Stories of Faith and Courage From the Korean Warનમૂનો

Stories of Faith and Courage From the Korean War

DAY 5 OF 7

Feel

SOME PILOTS flunked out of flight training for academic reasons, failing to get passing grades on written tests. Most, however, failed flying itself, which was a difficult skill to judge. Evaluations were of necessity subjective, and, at times, arbitrary. Some criteria involved specific procedures, but most often, students were judged on their ability to control the aircraft. This required a feel for flying that each man had to find for himself, as one pilot explained:

As the plane climbed, he (the instructor) explained about coordinating rudder and aileron pressures in turns, about how too much rudder without aileron control made the airplane skid to the outside of the turn and too much aileron control without rudder made it slip to the inside. Demonstrating, he told me how to feel it in the seat of my pants when we slipped or skidded. Hanging on grimly, with increasing queasiness, I tried to feel what I should.

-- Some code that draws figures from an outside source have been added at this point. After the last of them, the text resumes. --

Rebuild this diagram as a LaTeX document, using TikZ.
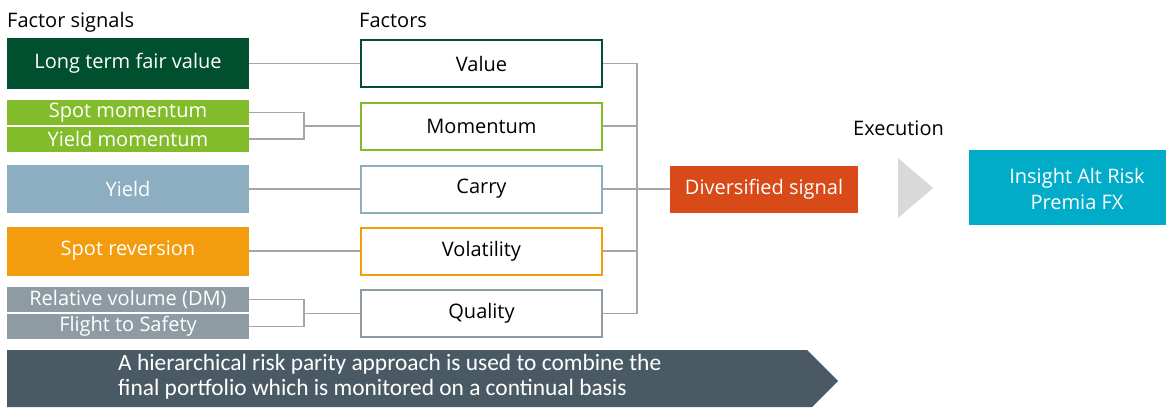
\documentclass[tikz,border=0pt]{standalone}
\usepackage{fontspec}
\setmainfont{Open Sans}
\newfontfamily\bannerfont{Carlito}
\usetikzlibrary{positioning}
\definecolor{dkgreen}{HTML}{005030}
\definecolor{ltgreen}{HTML}{82BC2A}
\definecolor{steel}{HTML}{8DAEC1}
\definecolor{amber}{HTML}{F39C0D}
\definecolor{slate}{HTML}{8E9BA2}
\definecolor{rust}{HTML}{D84A18}
\definecolor{teal}{HTML}{00ACC8}
\definecolor{banner}{HTML}{4A5A65}
\definecolor{wire}{HTML}{A6A6A6}
\definecolor{chevron}{HTML}{D9D9D9}
\tikzset{
  body/.style={font=\fontsize{20}{24}\selectfont},
  sigbox/.style={rectangle, inner sep=0pt, text=white, body, minimum width=242pt},
  facbox/.style={rectangle, draw, line width=2pt, fill=white, inner sep=0pt, minimum width=241pt, minimum height=47pt, text=black, body},
  heading/.style={anchor=base west, inner sep=0pt, body},
  link/.style={draw=wire, line width=1.3pt},
}
\begin{document}
\begin{tikzpicture}[x=1pt, y=-1pt]
\useasboundingbox (0,0) rectangle (1166,407);

% headings
\node[heading] (hsig) at (7,27) {Factor signals};
\node[heading] (hfac) at (359,27) {Factors};
\node[heading] (hexe) at (853,135) {Execution};

% factor signals
\node[sigbox, fill=dkgreen, minimum height=51pt] (ltfv) at (128,63.5) {Long term fair value};
\node[sigbox, fill=ltgreen, minimum height=25pt] (spm) at (128,112.5) {Spot momentum};
\node[sigbox, fill=ltgreen, minimum height=25pt] (ylm) at (128,139) {Yield momentum};
\node[sigbox, fill=steel, minimum height=48pt] (yld) at (128,189) {Yield};
\node[sigbox, fill=amber, minimum height=49pt] (spr) at (128,251) {Spot reversion};
\node[sigbox, fill=slate, minimum height=25pt] (rvol) at (128,299.5) {Relative volume (DM)};
\node[sigbox, fill=slate, minimum height=25pt] (fts) at (128,326.5) {Flight to Safety};

% factors
\node[facbox, draw=dkgreen] (val) at (481.5,63.5) {Value};
\node[facbox, draw=ltgreen] (mom) at (481.5,126) {Momentum};
\node[facbox, draw=steel] (car) at (481.5,189) {Carry};
\node[facbox, draw=amber] (vol) at (481.5,251) {Volatility};
\node[facbox, draw=slate] (qual) at (481.5,313.5) {Quality};

% aggregated signal and product
\node[rectangle, fill=rust, inner sep=0pt, minimum width=188pt, minimum height=47pt,
      text=white, body] (div) at (764,189) {Diversified signal};
\node[rectangle, fill=teal, inner sep=0pt, minimum width=197pt, minimum height=75pt] (alt) at (1067.5,187.5) {};
\node[text=white, align=center, inner sep=0pt, font=\fontsize{20}{26}\selectfont] (altlabel) at (1077,189) {Insight Alt Risk\\Premia FX};
\fill[chevron] (898,158) -- (933,188) -- (898,218) -- cycle;

% signal to factor links
\draw[link] (ltfv.east) -- (val.west);
\draw[link] (yld.east) -- (car.west);
\draw[link] (spr.east) -- (vol.west);
\coordinate (mj) at (304,126);
\draw[link] (spm.east) -| (mj) |- (ylm.east);
\draw[link] (mj) -- (mom.west);
\coordinate (qj) at (304,313.5);
\draw[link] (rvol.east) -| (qj) |- (fts.east);
\draw[link] (qj) -- (qual.west);

% factor to diversified signal links
\coordinate (fj) at (637,189);
\draw[link] (val.east) -| (fj) |- (qual.east);
\draw[link] (mom.east) -- (mom.east -| fj);
\draw[link] (vol.east) -- (vol.east -| fj);
\draw[link] (car.east) -- (div.west);

% banner arrow
\fill[banner] (7,350) -- (807,350) -- (838,381) -- (812,407) -- (7,407) -- cycle;
\node[anchor=north west, inner sep=0pt, text=white, align=left,
      font=\bannerfont\fontsize{23.4}{25}\selectfont] (note) at (118,354)
  {A hierarchical risk parity approach is used to combine the\\final portfolio which is monitored on a continual basis};
\end{tikzpicture}
\end{document}
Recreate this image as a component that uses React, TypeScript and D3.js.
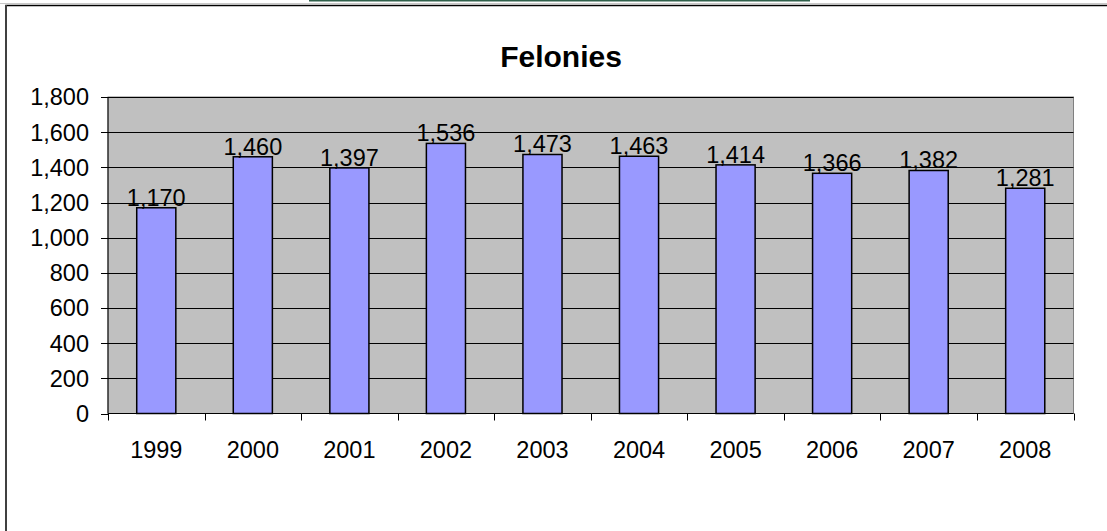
import React from "react";
import * as d3 from "d3";

const years = ["1999", "2000", "2001", "2002", "2003", "2004", "2005", "2006", "2007", "2008"];
const felonies = [1170, 1460, 1397, 1536, 1473, 1463, 1414, 1366, 1382, 1281];
const yTicks = [0, 200, 400, 600, 800, 1000, 1200, 1400, 1600, 1800];
const title = "Felonies";

const W = 1107;
const H = 531;
const plot = { left: 108, right: 1073.5, top: 97, bottom: 413.5 };
const font = "'Liberation Sans', Arial, sans-serif";
const fs = 23.5;

export default function App() {
  const x = d3.scaleBand<string>().domain(years).range([plot.left, plot.right]).paddingInner(0).paddingOuter(0);
  const y = d3.scaleLinear().domain([0, 1800]).range([plot.bottom, plot.top]);
  const fmt = d3.format(",");
  const bw = x.bandwidth();
  const barW = bw * 0.405;

  return (
    <svg
      width={W}
      height={H}
      style={{ position: "fixed", left: 0, top: 0, background: "#ffffff" }}
      fontFamily={font}
    >
      <rect x={0} y={0} width={W} height={H} fill="#ffffff" />
      {/* top decorative lines */}
      <line x1={309} x2={810} y1={0.75} y2={0.75} stroke="#2f5f4a" strokeWidth={1.5} />
      <line x1={0} x2={W} y1={3.5} y2={3.5} stroke="#c8c8c8" strokeWidth={1} />
      {/* chart frame */}
      <rect x={6} y={5.5} width={W + 10} height={H + 10} fill="#ffffff" stroke="#000000" strokeWidth={1.5} />
      <line x1={6} x2={6} y1={5} y2={H} stroke="#404040" strokeWidth={2} />
      {/* title */}
      <text x={561} y={67} textAnchor="middle" fontWeight="bold" fontSize={30}>
        {title}
      </text>
      {/* plot background */}
      <rect x={plot.left} y={plot.top} width={plot.right - plot.left} height={plot.bottom - plot.top} fill="#c0c0c0" stroke="#808080" strokeWidth={1} />
      {/* gridlines */}
      {yTicks.filter((t) => t > 0).map((t) => (
        <line key={"g" + t} x1={plot.left} x2={plot.right} y1={Math.round(y(t)) + 0.5} y2={Math.round(y(t)) + 0.5} stroke="#000000" strokeWidth={1} />
      ))}
      {/* bars */}
      {felonies.map((v, i) => {
        const cx = (x(years[i]) as number) + bw / 2;
        return (
          <rect
            key={"b" + i}
            x={cx - barW / 2}
            y={y(v)}
            width={barW}
            height={y(0) - y(v)}
            fill="#9999ff"
            stroke="#000000"
            strokeWidth={1.5}
          />
        );
      })}
      {/* axes */}
      <line x1={plot.left} x2={plot.left} y1={plot.top} y2={plot.bottom} stroke="#000000" strokeWidth={1} />
      <line x1={plot.left} x2={plot.right} y1={plot.bottom} y2={plot.bottom} stroke="#000000" strokeWidth={1} />
      {yTicks.map((t) => (
        <g key={"yt" + t}>
          <line x1={plot.left - 7} x2={plot.left} y1={Math.round(y(t)) + 0.5} y2={Math.round(y(t)) + 0.5} stroke="#000000" strokeWidth={1} />
          <text x={89} y={y(t)} dy="0.36em" textAnchor="end" fontSize={fs}>
            {fmt(t)}
          </text>
        </g>
      ))}
      {years.map((yr, i) => (
        <line key={"xt" + i} x1={Math.round(x(yr) as number) + 0.5} x2={Math.round(x(yr) as number) + 0.5} y1={plot.bottom} y2={plot.bottom + 7} stroke="#000000" strokeWidth={1} />
      ))}
      <line x1={Math.round(plot.right) + 0.5} x2={Math.round(plot.right) + 0.5} y1={plot.bottom} y2={plot.bottom + 7} stroke="#000000" strokeWidth={1} />
      {years.map((yr) => (
        <text key={"xl" + yr} x={(x(yr) as number) + bw / 2} y={458} textAnchor="middle" fontSize={fs}>
          {yr}
        </text>
      ))}
      {/* data labels */}
      {felonies.map((v, i) => (
        <text key={"dl" + i} x={(x(years[i]) as number) + bw / 2} y={y(v) - 2} textAnchor="middle" fontSize={fs}>
          {fmt(v)}
        </text>
      ))}
    </svg>
  );
}
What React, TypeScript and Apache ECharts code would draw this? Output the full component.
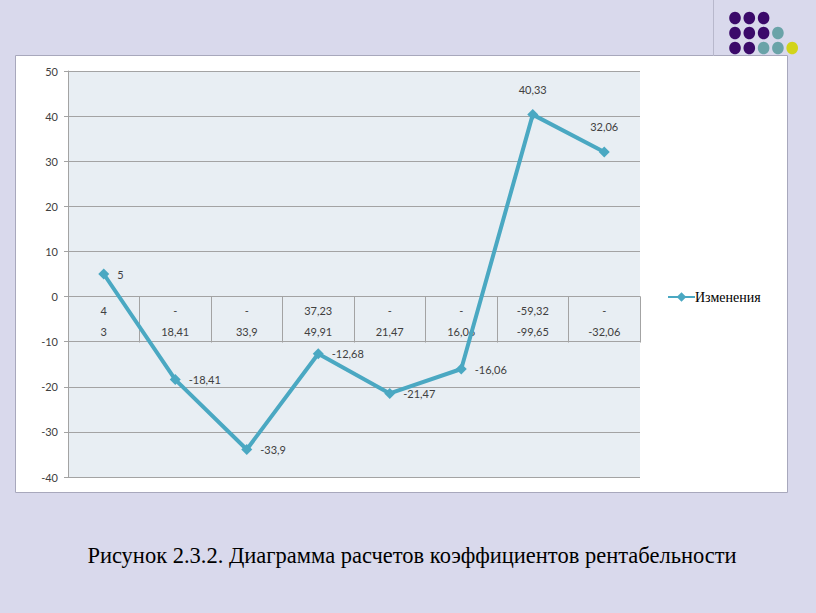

Before Jesus came into the world, mankind was in somewhat the same predicament as the student pilot, trying to get a feel for God and ways to appease him. Even after he gave the Israelites the Ten Commandments and other specific rules to follow, Jewish priests and scholars devoted whole careers to elaborating on and interpreting God’s law, trying to provide a rule for every conceivable eventuality. Try as they might, the Israelites were never able to live up to these expectations. The Old Testament is the story of man’s futile effort to live in obedience to the law.

The prophet Jeremiah foretold God’s solution to this problem, looking forward to the day when mankind would finally understand how to please God without reference to a rulebook. By sending his Son into the world, he would give those who receive him an intuitive understanding, or “feel,” for what is right and wrong that transcends the written law.